Work to do -
Without skipping anything, write out each record below exactly.
* * * * * * * * *
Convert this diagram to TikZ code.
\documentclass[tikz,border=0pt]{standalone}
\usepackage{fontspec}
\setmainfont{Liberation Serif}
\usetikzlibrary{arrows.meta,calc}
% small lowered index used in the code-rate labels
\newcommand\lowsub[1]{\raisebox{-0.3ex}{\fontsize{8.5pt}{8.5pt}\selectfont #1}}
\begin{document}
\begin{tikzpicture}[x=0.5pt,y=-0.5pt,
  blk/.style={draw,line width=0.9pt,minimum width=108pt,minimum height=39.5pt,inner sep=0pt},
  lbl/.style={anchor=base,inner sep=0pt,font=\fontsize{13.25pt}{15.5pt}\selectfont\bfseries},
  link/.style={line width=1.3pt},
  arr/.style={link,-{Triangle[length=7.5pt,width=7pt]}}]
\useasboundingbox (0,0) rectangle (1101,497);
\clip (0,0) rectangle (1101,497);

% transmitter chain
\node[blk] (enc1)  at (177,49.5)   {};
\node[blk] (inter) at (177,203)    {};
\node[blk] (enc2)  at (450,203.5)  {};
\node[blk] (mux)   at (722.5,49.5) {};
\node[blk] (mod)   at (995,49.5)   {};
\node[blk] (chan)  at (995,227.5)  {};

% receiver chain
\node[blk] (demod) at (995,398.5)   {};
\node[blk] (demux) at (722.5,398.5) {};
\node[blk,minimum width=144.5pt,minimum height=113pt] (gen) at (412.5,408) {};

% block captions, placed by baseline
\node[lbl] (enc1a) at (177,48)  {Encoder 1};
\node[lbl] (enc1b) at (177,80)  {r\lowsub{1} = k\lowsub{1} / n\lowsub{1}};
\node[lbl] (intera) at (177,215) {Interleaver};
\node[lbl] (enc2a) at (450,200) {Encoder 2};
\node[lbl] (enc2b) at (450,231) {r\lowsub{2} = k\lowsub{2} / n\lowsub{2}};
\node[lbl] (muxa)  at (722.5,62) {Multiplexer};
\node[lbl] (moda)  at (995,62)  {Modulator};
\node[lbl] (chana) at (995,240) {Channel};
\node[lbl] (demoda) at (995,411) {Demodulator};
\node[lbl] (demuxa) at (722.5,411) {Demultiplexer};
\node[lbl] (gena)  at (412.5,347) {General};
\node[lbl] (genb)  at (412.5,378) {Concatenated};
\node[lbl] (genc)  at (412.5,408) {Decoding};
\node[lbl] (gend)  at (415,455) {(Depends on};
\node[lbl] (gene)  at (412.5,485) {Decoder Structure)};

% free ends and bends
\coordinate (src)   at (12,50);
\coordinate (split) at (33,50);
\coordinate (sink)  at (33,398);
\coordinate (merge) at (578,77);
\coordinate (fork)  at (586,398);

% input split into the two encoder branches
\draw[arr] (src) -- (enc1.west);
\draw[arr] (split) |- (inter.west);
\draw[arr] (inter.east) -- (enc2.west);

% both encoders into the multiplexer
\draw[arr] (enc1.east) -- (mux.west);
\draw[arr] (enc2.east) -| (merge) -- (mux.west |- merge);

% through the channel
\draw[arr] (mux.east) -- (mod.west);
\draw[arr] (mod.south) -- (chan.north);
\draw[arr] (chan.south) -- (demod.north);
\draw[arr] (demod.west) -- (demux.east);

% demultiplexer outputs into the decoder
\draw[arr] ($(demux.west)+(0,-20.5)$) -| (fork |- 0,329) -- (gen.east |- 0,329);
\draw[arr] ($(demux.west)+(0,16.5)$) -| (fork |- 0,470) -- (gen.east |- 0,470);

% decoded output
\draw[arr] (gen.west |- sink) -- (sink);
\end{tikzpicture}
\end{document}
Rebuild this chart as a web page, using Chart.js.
* * * * * * * * *
Worked solution -
Convert this diagram to TikZ code.
\documentclass[tikz,border=0pt]{standalone}
\usepackage{fontspec}
\setmainfont{Liberation Serif}
\usetikzlibrary{arrows.meta,calc}
% small lowered index used in the code-rate labels
\newcommand\lowsub[1]{\raisebox{-0.3ex}{\fontsize{8.5pt}{8.5pt}\selectfont #1}}
\begin{document}
\begin{tikzpicture}[x=0.5pt,y=-0.5pt,
  blk/.style={draw,line width=0.9pt,minimum width=108pt,minimum height=39.5pt,inner sep=0pt},
  lbl/.style={anchor=base,inner sep=0pt,font=\fontsize{13.25pt}{15.5pt}\selectfont\bfseries},
  link/.style={line width=1.3pt},
  arr/.style={link,-{Triangle[length=7.5pt,width=7pt]}}]
\useasboundingbox (0,0) rectangle (1101,497);
\clip (0,0) rectangle (1101,497);

% transmitter chain
\node[blk] (enc1)  at (177,49.5)   {};
\node[blk] (inter) at (177,203)    {};
\node[blk] (enc2)  at (450,203.5)  {};
\node[blk] (mux)   at (722.5,49.5) {};
\node[blk] (mod)   at (995,49.5)   {};
\node[blk] (chan)  at (995,227.5)  {};

% receiver chain
\node[blk] (demod) at (995,398.5)   {};
\node[blk] (demux) at (722.5,398.5) {};
\node[blk,minimum width=144.5pt,minimum height=113pt] (gen) at (412.5,408) {};

% block captions, placed by baseline
\node[lbl] (enc1a) at (177,48)  {Encoder 1};
\node[lbl] (enc1b) at (177,80)  {r\lowsub{1} = k\lowsub{1} / n\lowsub{1}};
\node[lbl] (intera) at (177,215) {Interleaver};
\node[lbl] (enc2a) at (450,200) {Encoder 2};
\node[lbl] (enc2b) at (450,231) {r\lowsub{2} = k\lowsub{2} / n\lowsub{2}};
\node[lbl] (muxa)  at (722.5,62) {Multiplexer};
\node[lbl] (moda)  at (995,62)  {Modulator};
\node[lbl] (chana) at (995,240) {Channel};
\node[lbl] (demoda) at (995,411) {Demodulator};
\node[lbl] (demuxa) at (722.5,411) {Demultiplexer};
\node[lbl] (gena)  at (412.5,347) {General};
\node[lbl] (genb)  at (412.5,378) {Concatenated};
\node[lbl] (genc)  at (412.5,408) {Decoding};
\node[lbl] (gend)  at (415,455) {(Depends on};
\node[lbl] (gene)  at (412.5,485) {Decoder Structure)};

% free ends and bends
\coordinate (src)   at (12,50);
\coordinate (split) at (33,50);
\coordinate (sink)  at (33,398);
\coordinate (merge) at (578,77);
\coordinate (fork)  at (586,398);

% input split into the two encoder branches
\draw[arr] (src) -- (enc1.west);
\draw[arr] (split) |- (inter.west);
\draw[arr] (inter.east) -- (enc2.west);

% both encoders into the multiplexer
\draw[arr] (enc1.east) -- (mux.west);
\draw[arr] (enc2.east) -| (merge) -- (mux.west |- merge);

% through the channel
\draw[arr] (mux.east) -- (mod.west);
\draw[arr] (mod.south) -- (chan.north);
\draw[arr] (chan.south) -- (demod.north);
\draw[arr] (demod.west) -- (demux.east);

% demultiplexer outputs into the decoder
\draw[arr] ($(demux.west)+(0,-20.5)$) -| (fork |- 0,329) -- (gen.east |- 0,329);
\draw[arr] ($(demux.west)+(0,16.5)$) -| (fork |- 0,470) -- (gen.east |- 0,470);

% decoded output
\draw[arr] (gen.west |- sink) -- (sink);
\end{tikzpicture}
\end{document}
Rebuild this chart as a web page, using Chart.js.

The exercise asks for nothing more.